Think of a sinking fund category that you want, add up a year’s worth of expenses, and then divide by 12. Set up an automatic deposit for that same amount every month. Done. Easy. Maybe start an account with a decent balance (say $100) from your upcoming tax return or funds from a garage sale. That way you’re primed if something comes up earlier than anticipated.
My family has multiple sinking funds for holding our saved money, each with their own checking account…
- Vacation fund: aka my happy place fund! This is where we save on everyday things to splurge on what we really want. Because we decided that getting away as a family is important to us. You can have an entirely different “save to splurge” account, it’s okay whatever it is. Just so long as you plan for it!
- House fund: all large purchases such as new furniture, HVAC services, large tree limb pruning service, carpet cleaning, etc
- car fund: car insurance, oil changes, car repairs, new tires
- Kiddo fund: all her medical costs (our three-year-old has Cerebral Palsy, so her expenses are considerable even with health insurance). Also, a new set of clothes each spring and fall (as kiddos grow fast!), etc. In the graphic below this is the “ABLE” account, it’s similar to a college savings 529 account, but it can be used for more things that just college (i.e. medical needs).
- We each also have our own personal savings, where 5% of each of our paycheck goes immediately into there. This is our extra fun money, I use this account to save for splurges.
We used to have a sinking fund for emergency savings, but once we hit six months of living expenses, we stopped contributing. So it just holds steady, and we disperse that money to other areas.
I also use cash envelopes for my Christmas Spending money; come January week one, I start with $20 saved each week. Come November I buy a prepaid credit card, and then use that for all my holiday shopping (as I do a decent bit online). I also use cash envelopes for large, one off the purchases for things that I personally want.
Common Mistakes of Having Multiple Accounts and How to Sidestep
If you have the habit of all too easily transferring money back and forth into accounts, maybe consider opening an account at a separate establishment.
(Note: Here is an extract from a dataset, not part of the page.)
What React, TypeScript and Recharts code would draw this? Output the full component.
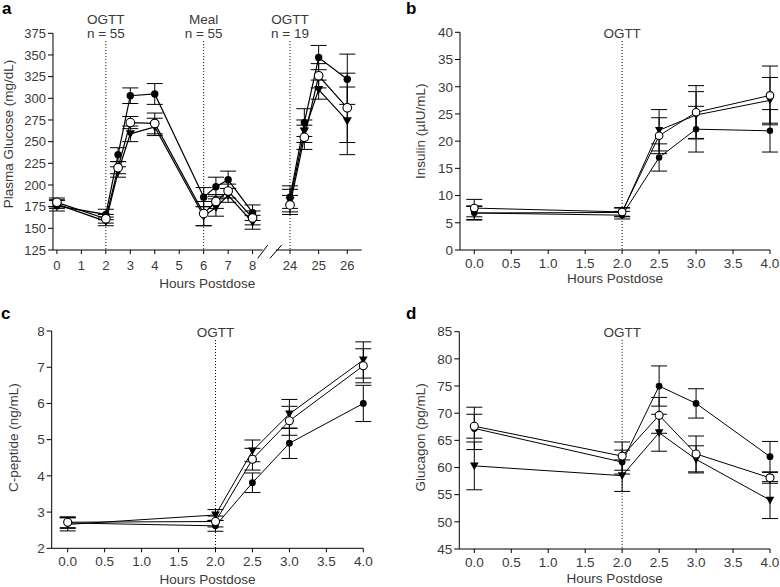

That way, you don’t see it on your regular banking interface. For example; my family’s Emergency Fund is in a savings account at Ally Bank, I never actually see this money on banking screens, it’s entirely separate.
One of the great things about having an Ally savings account for our Emergency Fund is that it earns a MUCH HIGHER interest there than it would at our regular bank. Every day banks typically offer horrible interest rates on savings accounts, like .08% APY, while some even go as low as .01%. While Ally is now offering 2.2% (as of March 2019), yet this could change at any time).
For example, if you had a $30,000 emergency fund. In one year at a regular bank with a savings account of .08% APY you’d earn $24. While at Ally, with 2.20% you’d earn $660.
Ally bank is so consistent with their returns, service, and features that Money Magazine rated them the Best Online Bank of 2018 (source) Oh, and $0 service fees on both checking and savings accounts.
My Family’s Pay Yourself First Payment Structure into Sinking Funds
If you want to see how I manage our family’s sinking funds here it is, and I’ve done it this way for 4+ years, so I know this works!
At the end of the month
When I reconcile bills at the end of the month, I look at our credit card statement and tally up any expenses for our sinking fund accounts. Then I transfer money out of those accounts, into our main account, and then I pay the cc bill out of that main account.
It may seem like an odd way to save money, maybe bit clunky at first (as anything new takes a bit of getting used to). But this process of an entire month’s bill pay probably takes 30 minutes, one time a month. That’s it!